Problem statement:
Without the pictures, set down every line of the data exactly.
─── Collected data
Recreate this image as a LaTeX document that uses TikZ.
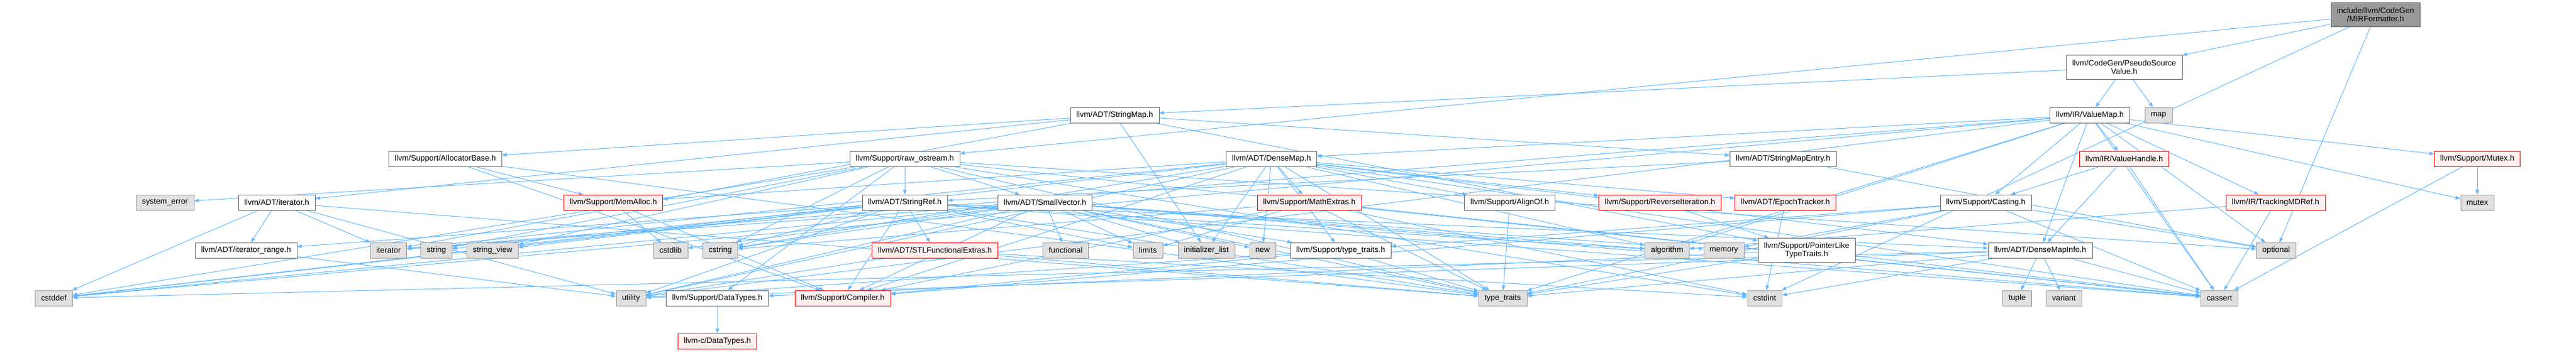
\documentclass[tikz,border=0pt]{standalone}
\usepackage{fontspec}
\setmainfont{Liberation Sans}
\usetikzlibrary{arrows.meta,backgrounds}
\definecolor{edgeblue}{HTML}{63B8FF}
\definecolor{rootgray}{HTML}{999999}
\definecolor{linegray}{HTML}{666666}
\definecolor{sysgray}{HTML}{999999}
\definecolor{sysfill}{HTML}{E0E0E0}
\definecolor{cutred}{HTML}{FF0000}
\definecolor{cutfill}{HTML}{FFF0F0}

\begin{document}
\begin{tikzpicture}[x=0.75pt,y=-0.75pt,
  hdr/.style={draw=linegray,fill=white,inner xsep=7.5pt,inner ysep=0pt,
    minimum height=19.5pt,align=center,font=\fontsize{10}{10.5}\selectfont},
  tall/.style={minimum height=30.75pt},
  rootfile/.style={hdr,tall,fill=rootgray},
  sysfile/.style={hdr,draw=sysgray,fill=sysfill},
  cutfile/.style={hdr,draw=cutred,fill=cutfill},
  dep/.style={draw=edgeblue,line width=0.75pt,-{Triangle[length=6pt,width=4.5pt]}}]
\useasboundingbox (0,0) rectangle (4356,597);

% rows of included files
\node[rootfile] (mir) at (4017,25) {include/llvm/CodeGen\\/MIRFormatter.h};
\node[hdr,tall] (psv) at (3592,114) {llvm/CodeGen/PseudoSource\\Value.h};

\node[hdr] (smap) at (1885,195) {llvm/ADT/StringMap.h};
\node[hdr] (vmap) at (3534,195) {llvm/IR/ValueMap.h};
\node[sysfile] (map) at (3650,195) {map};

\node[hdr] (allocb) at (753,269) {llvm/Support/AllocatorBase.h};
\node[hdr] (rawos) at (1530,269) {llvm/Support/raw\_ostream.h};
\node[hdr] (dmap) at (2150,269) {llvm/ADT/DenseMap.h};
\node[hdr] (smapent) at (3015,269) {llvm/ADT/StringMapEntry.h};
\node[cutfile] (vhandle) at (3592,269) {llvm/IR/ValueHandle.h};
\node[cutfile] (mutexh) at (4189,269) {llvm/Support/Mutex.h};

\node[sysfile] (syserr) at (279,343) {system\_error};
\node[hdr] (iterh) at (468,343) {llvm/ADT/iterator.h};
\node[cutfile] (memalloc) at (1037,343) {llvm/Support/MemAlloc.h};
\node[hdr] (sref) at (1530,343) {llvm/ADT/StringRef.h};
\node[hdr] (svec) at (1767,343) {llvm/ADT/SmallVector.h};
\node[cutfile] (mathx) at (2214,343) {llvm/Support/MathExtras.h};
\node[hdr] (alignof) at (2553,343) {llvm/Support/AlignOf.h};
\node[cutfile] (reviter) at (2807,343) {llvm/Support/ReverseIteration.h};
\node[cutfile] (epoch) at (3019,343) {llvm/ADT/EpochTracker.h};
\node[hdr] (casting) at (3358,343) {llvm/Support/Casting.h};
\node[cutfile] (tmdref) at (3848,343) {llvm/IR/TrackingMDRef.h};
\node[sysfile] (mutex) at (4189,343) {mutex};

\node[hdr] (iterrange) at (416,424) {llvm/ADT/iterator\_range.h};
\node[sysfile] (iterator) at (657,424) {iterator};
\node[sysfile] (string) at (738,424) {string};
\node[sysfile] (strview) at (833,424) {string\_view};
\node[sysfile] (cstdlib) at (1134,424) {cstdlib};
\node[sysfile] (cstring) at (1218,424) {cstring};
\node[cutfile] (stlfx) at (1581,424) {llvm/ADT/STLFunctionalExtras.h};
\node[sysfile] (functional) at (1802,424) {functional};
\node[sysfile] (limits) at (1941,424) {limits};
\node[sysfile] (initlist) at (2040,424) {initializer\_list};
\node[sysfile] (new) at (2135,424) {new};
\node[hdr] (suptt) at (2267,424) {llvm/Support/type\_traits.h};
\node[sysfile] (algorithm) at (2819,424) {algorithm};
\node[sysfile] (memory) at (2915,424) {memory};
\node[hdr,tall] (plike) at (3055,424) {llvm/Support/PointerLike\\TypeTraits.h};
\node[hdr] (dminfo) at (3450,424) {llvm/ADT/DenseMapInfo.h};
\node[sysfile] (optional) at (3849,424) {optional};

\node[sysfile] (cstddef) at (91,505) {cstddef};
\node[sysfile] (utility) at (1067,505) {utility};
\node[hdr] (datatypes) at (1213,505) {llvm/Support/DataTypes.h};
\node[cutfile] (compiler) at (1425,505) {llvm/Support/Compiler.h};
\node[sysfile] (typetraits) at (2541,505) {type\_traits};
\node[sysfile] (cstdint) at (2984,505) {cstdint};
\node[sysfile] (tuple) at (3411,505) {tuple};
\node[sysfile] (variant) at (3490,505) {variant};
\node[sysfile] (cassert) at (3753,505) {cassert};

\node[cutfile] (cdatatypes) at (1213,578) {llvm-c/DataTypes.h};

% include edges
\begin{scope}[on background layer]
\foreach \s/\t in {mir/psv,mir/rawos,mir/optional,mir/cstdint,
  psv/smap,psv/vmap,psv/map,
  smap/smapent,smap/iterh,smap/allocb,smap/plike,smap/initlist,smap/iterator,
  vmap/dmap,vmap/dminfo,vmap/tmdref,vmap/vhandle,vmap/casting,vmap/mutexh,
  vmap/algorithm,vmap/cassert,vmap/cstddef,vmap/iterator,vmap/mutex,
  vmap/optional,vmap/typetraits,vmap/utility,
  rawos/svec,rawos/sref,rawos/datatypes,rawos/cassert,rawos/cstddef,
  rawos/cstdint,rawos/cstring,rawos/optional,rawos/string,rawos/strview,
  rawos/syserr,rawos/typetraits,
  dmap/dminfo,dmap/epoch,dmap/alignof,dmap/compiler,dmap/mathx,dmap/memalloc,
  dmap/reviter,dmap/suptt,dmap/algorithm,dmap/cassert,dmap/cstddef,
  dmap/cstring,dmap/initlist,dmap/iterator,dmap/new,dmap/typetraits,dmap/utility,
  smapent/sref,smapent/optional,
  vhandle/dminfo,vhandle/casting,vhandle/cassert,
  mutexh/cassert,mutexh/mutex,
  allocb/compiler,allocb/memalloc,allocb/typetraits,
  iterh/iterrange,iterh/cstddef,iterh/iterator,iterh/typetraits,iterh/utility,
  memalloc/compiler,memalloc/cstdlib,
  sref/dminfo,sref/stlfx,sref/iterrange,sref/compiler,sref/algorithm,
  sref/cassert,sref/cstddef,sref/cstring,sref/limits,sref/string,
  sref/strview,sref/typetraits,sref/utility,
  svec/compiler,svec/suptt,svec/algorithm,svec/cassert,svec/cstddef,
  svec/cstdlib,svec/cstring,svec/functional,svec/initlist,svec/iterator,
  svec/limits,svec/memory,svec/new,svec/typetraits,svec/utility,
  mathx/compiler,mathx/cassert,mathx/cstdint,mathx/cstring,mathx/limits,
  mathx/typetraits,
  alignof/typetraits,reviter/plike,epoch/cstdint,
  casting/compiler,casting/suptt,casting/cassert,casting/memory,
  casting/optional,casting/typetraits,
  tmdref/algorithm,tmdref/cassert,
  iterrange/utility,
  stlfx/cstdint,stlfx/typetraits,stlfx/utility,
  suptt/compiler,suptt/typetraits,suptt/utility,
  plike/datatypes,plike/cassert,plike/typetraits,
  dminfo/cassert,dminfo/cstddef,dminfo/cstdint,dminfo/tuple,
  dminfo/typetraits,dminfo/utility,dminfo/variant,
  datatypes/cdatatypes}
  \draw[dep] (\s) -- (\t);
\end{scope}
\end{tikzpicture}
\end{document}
──────
Written answer:
Recreate this image as a LaTeX document that uses TikZ.
\documentclass[tikz,border=0pt]{standalone}
\usepackage{fontspec}
\setmainfont{Liberation Sans}
\usetikzlibrary{arrows.meta,backgrounds}
\definecolor{edgeblue}{HTML}{63B8FF}
\definecolor{rootgray}{HTML}{999999}
\definecolor{linegray}{HTML}{666666}
\definecolor{sysgray}{HTML}{999999}
\definecolor{sysfill}{HTML}{E0E0E0}
\definecolor{cutred}{HTML}{FF0000}
\definecolor{cutfill}{HTML}{FFF0F0}

\begin{document}
\begin{tikzpicture}[x=0.75pt,y=-0.75pt,
  hdr/.style={draw=linegray,fill=white,inner xsep=7.5pt,inner ysep=0pt,
    minimum height=19.5pt,align=center,font=\fontsize{10}{10.5}\selectfont},
  tall/.style={minimum height=30.75pt},
  rootfile/.style={hdr,tall,fill=rootgray},
  sysfile/.style={hdr,draw=sysgray,fill=sysfill},
  cutfile/.style={hdr,draw=cutred,fill=cutfill},
  dep/.style={draw=edgeblue,line width=0.75pt,-{Triangle[length=6pt,width=4.5pt]}}]
\useasboundingbox (0,0) rectangle (4356,597);

% rows of included files
\node[rootfile] (mir) at (4017,25) {include/llvm/CodeGen\\/MIRFormatter.h};
\node[hdr,tall] (psv) at (3592,114) {llvm/CodeGen/PseudoSource\\Value.h};

\node[hdr] (smap) at (1885,195) {llvm/ADT/StringMap.h};
\node[hdr] (vmap) at (3534,195) {llvm/IR/ValueMap.h};
\node[sysfile] (map) at (3650,195) {map};

\node[hdr] (allocb) at (753,269) {llvm/Support/AllocatorBase.h};
\node[hdr] (rawos) at (1530,269) {llvm/Support/raw\_ostream.h};
\node[hdr] (dmap) at (2150,269) {llvm/ADT/DenseMap.h};
\node[hdr] (smapent) at (3015,269) {llvm/ADT/StringMapEntry.h};
\node[cutfile] (vhandle) at (3592,269) {llvm/IR/ValueHandle.h};
\node[cutfile] (mutexh) at (4189,269) {llvm/Support/Mutex.h};

\node[sysfile] (syserr) at (279,343) {system\_error};
\node[hdr] (iterh) at (468,343) {llvm/ADT/iterator.h};
\node[cutfile] (memalloc) at (1037,343) {llvm/Support/MemAlloc.h};
\node[hdr] (sref) at (1530,343) {llvm/ADT/StringRef.h};
\node[hdr] (svec) at (1767,343) {llvm/ADT/SmallVector.h};
\node[cutfile] (mathx) at (2214,343) {llvm/Support/MathExtras.h};
\node[hdr] (alignof) at (2553,343) {llvm/Support/AlignOf.h};
\node[cutfile] (reviter) at (2807,343) {llvm/Support/ReverseIteration.h};
\node[cutfile] (epoch) at (3019,343) {llvm/ADT/EpochTracker.h};
\node[hdr] (casting) at (3358,343) {llvm/Support/Casting.h};
\node[cutfile] (tmdref) at (3848,343) {llvm/IR/TrackingMDRef.h};
\node[sysfile] (mutex) at (4189,343) {mutex};

\node[hdr] (iterrange) at (416,424) {llvm/ADT/iterator\_range.h};
\node[sysfile] (iterator) at (657,424) {iterator};
\node[sysfile] (string) at (738,424) {string};
\node[sysfile] (strview) at (833,424) {string\_view};
\node[sysfile] (cstdlib) at (1134,424) {cstdlib};
\node[sysfile] (cstring) at (1218,424) {cstring};
\node[cutfile] (stlfx) at (1581,424) {llvm/ADT/STLFunctionalExtras.h};
\node[sysfile] (functional) at (1802,424) {functional};
\node[sysfile] (limits) at (1941,424) {limits};
\node[sysfile] (initlist) at (2040,424) {initializer\_list};
\node[sysfile] (new) at (2135,424) {new};
\node[hdr] (suptt) at (2267,424) {llvm/Support/type\_traits.h};
\node[sysfile] (algorithm) at (2819,424) {algorithm};
\node[sysfile] (memory) at (2915,424) {memory};
\node[hdr,tall] (plike) at (3055,424) {llvm/Support/PointerLike\\TypeTraits.h};
\node[hdr] (dminfo) at (3450,424) {llvm/ADT/DenseMapInfo.h};
\node[sysfile] (optional) at (3849,424) {optional};

\node[sysfile] (cstddef) at (91,505) {cstddef};
\node[sysfile] (utility) at (1067,505) {utility};
\node[hdr] (datatypes) at (1213,505) {llvm/Support/DataTypes.h};
\node[cutfile] (compiler) at (1425,505) {llvm/Support/Compiler.h};
\node[sysfile] (typetraits) at (2541,505) {type\_traits};
\node[sysfile] (cstdint) at (2984,505) {cstdint};
\node[sysfile] (tuple) at (3411,505) {tuple};
\node[sysfile] (variant) at (3490,505) {variant};
\node[sysfile] (cassert) at (3753,505) {cassert};

\node[cutfile] (cdatatypes) at (1213,578) {llvm-c/DataTypes.h};

% include edges
\begin{scope}[on background layer]
\foreach \s/\t in {mir/psv,mir/rawos,mir/optional,mir/cstdint,
  psv/smap,psv/vmap,psv/map,
  smap/smapent,smap/iterh,smap/allocb,smap/plike,smap/initlist,smap/iterator,
  vmap/dmap,vmap/dminfo,vmap/tmdref,vmap/vhandle,vmap/casting,vmap/mutexh,
  vmap/algorithm,vmap/cassert,vmap/cstddef,vmap/iterator,vmap/mutex,
  vmap/optional,vmap/typetraits,vmap/utility,
  rawos/svec,rawos/sref,rawos/datatypes,rawos/cassert,rawos/cstddef,
  rawos/cstdint,rawos/cstring,rawos/optional,rawos/string,rawos/strview,
  rawos/syserr,rawos/typetraits,
  dmap/dminfo,dmap/epoch,dmap/alignof,dmap/compiler,dmap/mathx,dmap/memalloc,
  dmap/reviter,dmap/suptt,dmap/algorithm,dmap/cassert,dmap/cstddef,
  dmap/cstring,dmap/initlist,dmap/iterator,dmap/new,dmap/typetraits,dmap/utility,
  smapent/sref,smapent/optional,
  vhandle/dminfo,vhandle/casting,vhandle/cassert,
  mutexh/cassert,mutexh/mutex,
  allocb/compiler,allocb/memalloc,allocb/typetraits,
  iterh/iterrange,iterh/cstddef,iterh/iterator,iterh/typetraits,iterh/utility,
  memalloc/compiler,memalloc/cstdlib,
  sref/dminfo,sref/stlfx,sref/iterrange,sref/compiler,sref/algorithm,
  sref/cassert,sref/cstddef,sref/cstring,sref/limits,sref/string,
  sref/strview,sref/typetraits,sref/utility,
  svec/compiler,svec/suptt,svec/algorithm,svec/cassert,svec/cstddef,
  svec/cstdlib,svec/cstring,svec/functional,svec/initlist,svec/iterator,
  svec/limits,svec/memory,svec/new,svec/typetraits,svec/utility,
  mathx/compiler,mathx/cassert,mathx/cstdint,mathx/cstring,mathx/limits,
  mathx/typetraits,
  alignof/typetraits,reviter/plike,epoch/cstdint,
  casting/compiler,casting/suptt,casting/cassert,casting/memory,
  casting/optional,casting/typetraits,
  tmdref/algorithm,tmdref/cassert,
  iterrange/utility,
  stlfx/cstdint,stlfx/typetraits,stlfx/utility,
  suptt/compiler,suptt/typetraits,suptt/utility,
  plike/datatypes,plike/cassert,plike/typetraits,
  dminfo/cassert,dminfo/cstddef,dminfo/cstdint,dminfo/tuple,
  dminfo/typetraits,dminfo/utility,dminfo/variant,
  datatypes/cdatatypes}
  \draw[dep] (\s) -- (\t);
\end{scope}
\end{tikzpicture}
\end{document}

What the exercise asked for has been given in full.